Sunday, November 07, 2010

Proof of cold fingers

I was at the First Lego League competition this weekend with my son. The biomedical school of Virginia Tech had some great research displays out. They had a very impressive high resolution infrared heat camera. This thing was so good it could show down to the eyelash level, which by the way don't conduct any heat.

My son and others were putting their hands and faces in front of it, and it showed a varying ranges of red for heat signatures. A cursor also allowed you to measure the temperature of any spot on the screen. I then put my hand up to the camera.

The operator and several other grad students working the displays all gasped. My fingers shown no red coloring whatsoever. My palm was red, but right about where my callousous are, the color went completely to grey/white and then by the very tip of the fingers, to dark grey. He took a temperature reading at my fingers and it came out at room temperature. No heat generation at all.

It was so freaky, but quantitatively and visually showed something that I've known for a long time. That I have cold fingers and toes.
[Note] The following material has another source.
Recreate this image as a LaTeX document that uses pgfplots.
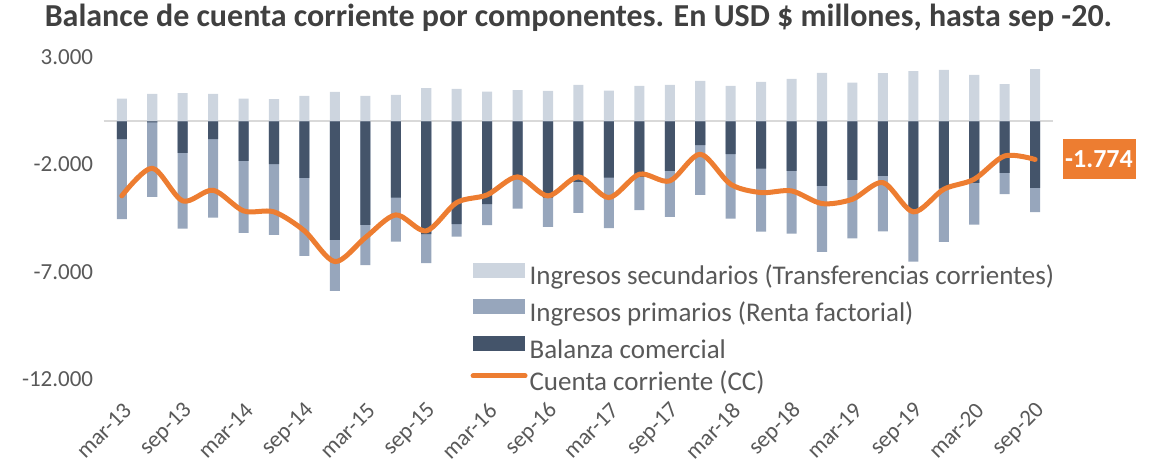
\documentclass[border=0pt]{standalone}
\usepackage{pgfplots}
\pgfplotsset{compat=1.18}
\usepackage{pgfplotstable}
\usepackage{fontspec}
\setmainfont{Carlito}

\definecolor{csec}{HTML}{CDD5DF}
\definecolor{cpri}{HTML}{97A6BC}
\definecolor{cbal}{HTML}{44546A}
\definecolor{ccc}{HTML}{ED7D31}
\definecolor{ctxt}{HTML}{595959}
\definecolor{cttl}{HTML}{404040}
\definecolor{czero}{HTML}{D9D9D9}

% trimestres mar-13 ... sep-20 (x = 0..30)
\pgfplotstableread{
x sec pri bc cc
0 1062 -3727 -830 -3470
1 1282 -3468 -50 -2181
2 1313 -3527 -1468 -3705
3 1282 -3651 -830 -3208
4 1062 -3355 -1841 -4171
5 1033 -3294 -1996 -4217
6 1188 -3635 -2633 -5103
7 1375 -2377 -5522 -6533
8 1188 -1878 -4823 -5415
9 1235 -2050 -3551 -4357
10 1546 -1350 -5258 -5103
11 1515 -577 -4791 -3783
12 1390 -977 -3860 -3425
13 1452 -1369 -2694 -2586
14 1421 -1365 -3551 -3472
15 1701 -1445 -2819 -2586
16 1437 -2360 -2617 -3551
17 1654 -1554 -2586 -2462
18 1701 -2143 -2307 -2773
19 1887 -2314 -1111 -1530
20 1654 -2998 -1530 -2929
21 1841 -2936 -2198 -3317
22 1981 -2920 -2307 -3239
23 2260 -3075 -3006 -3830
24 1810 -2719 -2726 -3627
25 2245 -2579 -2540 -2851
26 2338 -2393 -4140 -4217
27 2400 -2485 -3130 -3161
28 2167 -1943 -2866 -2695
29 1732 -994 -2400 -1608
30 2431 -1134 -3099 -1774
}\datos

\begin{document}
\begin{tikzpicture}
\begin{axis}[
    scale only axis, width=475pt, height=161pt,
    xmin=-0.6, xmax=30.6, ymin=-12000, ymax=3000,
    clip=false,
    axis line style={draw=none}, major tick length=0pt,
    ytick={-12000,-7000,-2000,3000},
    xtick={0,2,...,30},
    xticklabels={mar-13,sep-13,mar-14,sep-14,mar-15,sep-15,mar-16,sep-16,mar-17,sep-17,mar-18,sep-18,mar-19,sep-19,mar-20,sep-20},
    scaled y ticks=false,
    /pgf/number format/1000 sep={.},
    /pgf/number format/assume math mode=true,
    ticklabel style={font=\fontsize{11.5}{13}\selectfont, text=ctxt, inner sep=0pt},
    yticklabel style={anchor=east, xshift=-5pt},
    xticklabel style={xshift=3pt, yshift=-14pt, rotate=45, anchor=east},
    extra y ticks={0}, extra y tick labels={},
    extra y tick style={grid=major, major grid style={draw=czero, line width=1pt}},
    legend cell align=left,
    legend style={draw=none, fill=none, at={(0.386,0.362)}, anchor=north west,
        inner sep=0pt, row sep=4.2pt,
        font=\fontsize{13.5}{15}\selectfont, text=ctxt,
        nodes={inner sep=0pt, text height=9pt, text depth=3pt}},
]
\addplot[ybar, bar width=0.33, bar shift=0pt, fill=csec, draw=none,
    legend image code/.code={\fill[csec] (0pt,0.6pt) rectangle (26pt,8.1pt);}]
    table[x=x, y=sec]{\datos};
\addlegendentry{\hspace{1pt}Ingresos secundarios (Transferencias corrientes)}
\addplot[ybar, bar width=0.33, bar shift=0pt, fill=cpri, draw=none,
    legend image code/.code={\fill[cpri] (0pt,0.6pt) rectangle (26pt,8.1pt);}]
    table[x=x, y expr=\thisrow{bc}+\thisrow{pri}]{\datos};
\addlegendentry{\hspace{1pt}Ingresos primarios (Renta factorial)}
\addplot[ybar, bar width=0.33, bar shift=0pt, fill=cbal, draw=none,
    legend image code/.code={\fill[cbal] (0pt,0.6pt) rectangle (26pt,8.1pt);}]
    table[x=x, y=bc]{\datos};
\addlegendentry{\hspace{1pt}Balanza comercial}
\addplot[ccc, line width=2.5pt, smooth, tension=0.5, line cap=round, line join=round, no marks,
    legend image code/.code={\draw[ccc, line width=2.5pt, line cap=round] (0pt,4.35pt) -- (26pt,4.35pt);}]
    table[x=x, y=cc]{\datos};
\addlegendentry{\hspace{1pt}Cuenta corriente (CC)}

\node[fill=ccc, text=white, font=\bfseries\fontsize{13}{15}\selectfont, anchor=west,
    minimum width=36.5pt, minimum height=20pt, inner sep=0pt]
    at (axis cs:30,-1774) [xshift=13.5pt] {-1.774};

\node[anchor=base, inner sep=0pt, font=\bfseries\fontsize{16}{18}\selectfont, text=cttl]
    at (rel axis cs:0.5,1) [yshift=15.2pt]
    {Balance de cuenta corriente por componentes. En USD \$ millones, hasta sep -20.};

\path (rel axis cs:-0.109,-0.267) rectangle (rel axis cs:1.107,1.177);
\end{axis}
\end{tikzpicture}
\end{document}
The guy was saying that frostbitten fingers show up completely black on this camera. It's because the tissue and blood is actually frozen. People who try to rub their hands against each other to create heat from friction actually do cellular damage to frostbitten fingertips, because they are actually abrading the tissue away. Since it's frozen it's like chipping ice crystals away. It takes much longer to heal from frostbite.

This picture is nowhere near the resolution of the camera they had. Their camera was able to show the lines on the hand it was so good.